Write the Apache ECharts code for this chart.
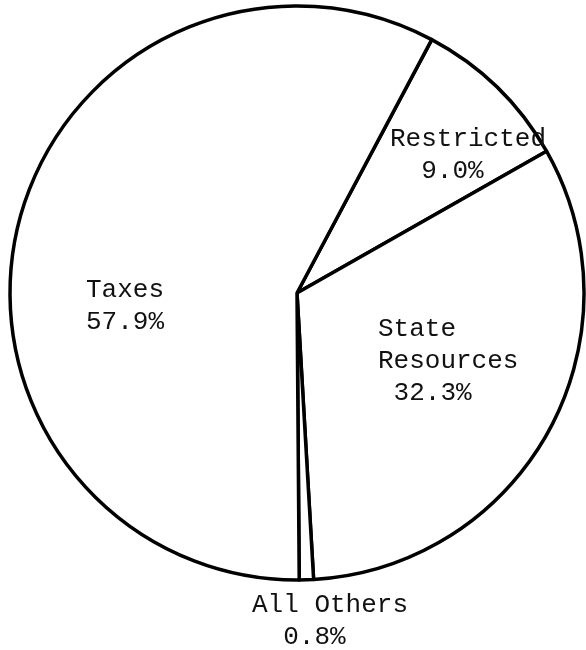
<!DOCTYPE html>
<html>
<head>
    <meta charset="UTF-8">
    <title>pie</title>
    <script src="https://cdn.jsdelivr.net/npm/echarts@6/dist/echarts.min.js"></script>
    <style>
        *{margin:0;padding:0}
        html, body{
            width:100%;
            height:100%;
            background:#fff;
        }
        #main{
            width:586px;
            height:650px;
        }
    </style>
</head>
<body>
    <div id="main"></div>
    <script type="text/javascript">
        // clockwise from the top
        var names = ['Restricted', 'State Resources', 'All Others', 'Taxes'];
        var values = [9.0, 32.3, 0.8, 57.9];
        var labelTexts = [
            'Restricted\n  9.0%',
            'State\nResources\n 32.3%',
            'All Others\n  0.8%',
            'Taxes\n57.9%'
        ];
        // where each label block sits (left edge, vertical middle)
        var labelSpots = [
            [390, 155],
            [378, 361],
            [252, 621],
            [86, 306]
        ];

        var myChart = echarts.init(document.getElementById('main'));
        var option = {
            backgroundColor: '#fff',
            animation: false,
            series: [
                {
                    type: 'pie',
                    center: [297, 293],
                    radius: 287,
                    startAngle: 62,
                    clockwise: true,
                    avoidLabelOverlap: false,
                    itemStyle: {
                        color: '#fff',
                        borderColor: '#000',
                        borderWidth: 3.5
                    },
                    emphasis: {disabled: true},
                    label: {
                        show: true,
                        position: 'inside',
                        formatter: function (p) {
                            return labelTexts[p.dataIndex];
                        },
                        fontFamily: 'Liberation Mono',
                        fontSize: 26,
                        lineHeight: 32,
                        color: '#111',
                        align: 'left'
                    },
                    labelLine: {show: false},
                    labelLayout: function (p) {
                        var s = labelSpots[p.dataIndex];
                        return {
                            x: s[0],
                            y: s[1],
                            align: 'left',
                            verticalAlign: 'middle'
                        };
                    },
                    data: names.map(function (n, i) {
                        return {name: n, value: values[i]};
                    })
                }
            ]
        };
        myChart.setOption(option);
    </script>
</body>
</html>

### PROBLEM DETAILS
The pictures should not be reproduced; quote all of the other material exactly.

### EXPECTED OUTPUT
Write the Apache ECharts code for this chart.
<!DOCTYPE html>
<html>
<head>
    <meta charset="UTF-8">
    <title>pie</title>
    <script src="https://cdn.jsdelivr.net/npm/echarts@6/dist/echarts.min.js"></script>
    <style>
        *{margin:0;padding:0}
        html, body{
            width:100%;
            height:100%;
            background:#fff;
        }
        #main{
            width:586px;
            height:650px;
        }
    </style>
</head>
<body>
    <div id="main"></div>
    <script type="text/javascript">
        // clockwise from the top
        var names = ['Restricted', 'State Resources', 'All Others', 'Taxes'];
        var values = [9.0, 32.3, 0.8, 57.9];
        var labelTexts = [
            'Restricted\n  9.0%',
            'State\nResources\n 32.3%',
            'All Others\n  0.8%',
            'Taxes\n57.9%'
        ];
        // where each label block sits (left edge, vertical middle)
        var labelSpots = [
            [390, 155],
            [378, 361],
            [252, 621],
            [86, 306]
        ];

        var myChart = echarts.init(document.getElementById('main'));
        var option = {
            backgroundColor: '#fff',
            animation: false,
            series: [
                {
                    type: 'pie',
                    center: [297, 293],
                    radius: 287,
                    startAngle: 62,
                    clockwise: true,
                    avoidLabelOverlap: false,
                    itemStyle: {
                        color: '#fff',
                        borderColor: '#000',
                        borderWidth: 3.5
                    },
                    emphasis: {disabled: true},
                    label: {
                        show: true,
                        position: 'inside',
                        formatter: function (p) {
                            return labelTexts[p.dataIndex];
                        },
                        fontFamily: 'Liberation Mono',
                        fontSize: 26,
                        lineHeight: 32,
                        color: '#111',
                        align: 'left'
                    },
                    labelLine: {show: false},
                    labelLayout: function (p) {
                        var s = labelSpots[p.dataIndex];
                        return {
                            x: s[0],
                            y: s[1],
                            align: 'left',
                            verticalAlign: 'middle'
                        };
                    },
                    data: names.map(function (n, i) {
                        return {name: n, value: values[i]};
                    })
                }
            ]
        };
        myChart.setOption(option);
    </script>
</body>
</html>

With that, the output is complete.